** START OF Supplied material **

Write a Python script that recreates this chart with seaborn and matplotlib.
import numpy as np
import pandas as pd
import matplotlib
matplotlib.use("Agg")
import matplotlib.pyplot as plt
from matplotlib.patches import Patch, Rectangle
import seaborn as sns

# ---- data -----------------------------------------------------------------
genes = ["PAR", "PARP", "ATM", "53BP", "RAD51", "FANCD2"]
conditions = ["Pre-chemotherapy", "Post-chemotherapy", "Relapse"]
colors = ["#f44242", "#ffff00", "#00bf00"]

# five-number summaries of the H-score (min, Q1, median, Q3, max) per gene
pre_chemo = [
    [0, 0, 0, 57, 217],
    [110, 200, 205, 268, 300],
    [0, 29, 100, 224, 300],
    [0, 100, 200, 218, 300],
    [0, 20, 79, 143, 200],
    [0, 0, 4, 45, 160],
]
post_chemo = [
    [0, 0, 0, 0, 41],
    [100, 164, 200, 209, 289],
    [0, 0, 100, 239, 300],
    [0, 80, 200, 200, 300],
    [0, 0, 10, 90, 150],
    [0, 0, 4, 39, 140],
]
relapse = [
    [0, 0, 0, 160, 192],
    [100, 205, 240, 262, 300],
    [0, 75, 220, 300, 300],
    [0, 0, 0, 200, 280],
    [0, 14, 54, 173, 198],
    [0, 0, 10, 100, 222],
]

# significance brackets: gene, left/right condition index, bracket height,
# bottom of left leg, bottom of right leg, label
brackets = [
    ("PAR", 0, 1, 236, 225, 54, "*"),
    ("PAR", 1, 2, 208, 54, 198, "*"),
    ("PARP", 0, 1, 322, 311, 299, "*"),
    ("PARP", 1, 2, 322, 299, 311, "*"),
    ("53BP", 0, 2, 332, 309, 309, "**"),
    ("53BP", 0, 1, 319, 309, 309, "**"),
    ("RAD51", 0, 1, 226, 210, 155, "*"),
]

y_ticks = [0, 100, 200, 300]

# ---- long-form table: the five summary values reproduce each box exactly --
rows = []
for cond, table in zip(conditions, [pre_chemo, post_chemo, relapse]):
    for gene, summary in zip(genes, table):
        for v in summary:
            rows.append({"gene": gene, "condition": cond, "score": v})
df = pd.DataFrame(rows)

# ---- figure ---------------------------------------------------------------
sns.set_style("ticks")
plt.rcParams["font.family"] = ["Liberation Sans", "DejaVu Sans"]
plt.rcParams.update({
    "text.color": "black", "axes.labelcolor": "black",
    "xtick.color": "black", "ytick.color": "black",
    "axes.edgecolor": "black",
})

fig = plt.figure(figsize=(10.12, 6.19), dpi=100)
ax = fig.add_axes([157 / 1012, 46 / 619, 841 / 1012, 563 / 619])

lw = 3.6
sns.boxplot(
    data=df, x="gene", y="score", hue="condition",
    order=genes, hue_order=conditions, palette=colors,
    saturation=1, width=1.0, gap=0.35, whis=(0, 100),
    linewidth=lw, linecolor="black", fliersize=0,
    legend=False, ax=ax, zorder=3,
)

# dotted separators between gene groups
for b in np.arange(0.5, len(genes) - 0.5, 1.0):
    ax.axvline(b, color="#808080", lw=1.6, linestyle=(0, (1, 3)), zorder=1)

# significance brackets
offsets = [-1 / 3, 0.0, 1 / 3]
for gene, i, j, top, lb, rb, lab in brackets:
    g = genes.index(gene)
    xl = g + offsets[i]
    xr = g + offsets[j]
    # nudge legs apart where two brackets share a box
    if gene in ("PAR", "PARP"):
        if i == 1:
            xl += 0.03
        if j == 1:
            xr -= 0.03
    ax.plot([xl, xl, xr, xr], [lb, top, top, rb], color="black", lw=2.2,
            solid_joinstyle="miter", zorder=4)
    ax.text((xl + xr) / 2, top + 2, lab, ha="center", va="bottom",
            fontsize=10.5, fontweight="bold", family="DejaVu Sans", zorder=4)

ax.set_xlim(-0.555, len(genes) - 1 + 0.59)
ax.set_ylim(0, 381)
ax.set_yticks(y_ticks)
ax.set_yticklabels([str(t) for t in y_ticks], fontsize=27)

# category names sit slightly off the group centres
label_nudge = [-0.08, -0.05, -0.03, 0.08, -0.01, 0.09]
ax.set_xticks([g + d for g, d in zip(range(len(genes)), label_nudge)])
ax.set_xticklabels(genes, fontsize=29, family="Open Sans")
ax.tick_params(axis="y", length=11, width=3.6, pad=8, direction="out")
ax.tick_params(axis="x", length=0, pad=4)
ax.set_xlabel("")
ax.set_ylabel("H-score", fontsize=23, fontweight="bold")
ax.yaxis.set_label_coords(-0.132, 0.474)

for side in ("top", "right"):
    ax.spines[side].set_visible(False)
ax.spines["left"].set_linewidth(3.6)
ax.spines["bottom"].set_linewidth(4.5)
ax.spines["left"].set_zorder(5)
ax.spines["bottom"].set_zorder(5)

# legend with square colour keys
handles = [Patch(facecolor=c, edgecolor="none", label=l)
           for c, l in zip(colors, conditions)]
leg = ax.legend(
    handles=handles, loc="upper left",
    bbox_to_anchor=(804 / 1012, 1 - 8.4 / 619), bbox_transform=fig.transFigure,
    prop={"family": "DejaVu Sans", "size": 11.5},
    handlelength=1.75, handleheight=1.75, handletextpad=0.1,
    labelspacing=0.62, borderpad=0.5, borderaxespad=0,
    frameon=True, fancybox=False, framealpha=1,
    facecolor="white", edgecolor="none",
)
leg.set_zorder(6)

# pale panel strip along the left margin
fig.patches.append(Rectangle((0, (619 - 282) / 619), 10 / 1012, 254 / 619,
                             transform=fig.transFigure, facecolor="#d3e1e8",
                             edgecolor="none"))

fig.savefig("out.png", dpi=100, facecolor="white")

** END OF Supplied material **

▸ Exercise: Check each line above for "matplotlib" and return the ones that have it.

▸ Full solution:
Write a Python script that recreates this chart with seaborn and matplotlib.
import matplotlib
matplotlib.use("Agg")
import matplotlib.pyplot as plt
from matplotlib.patches import Patch, Rectangle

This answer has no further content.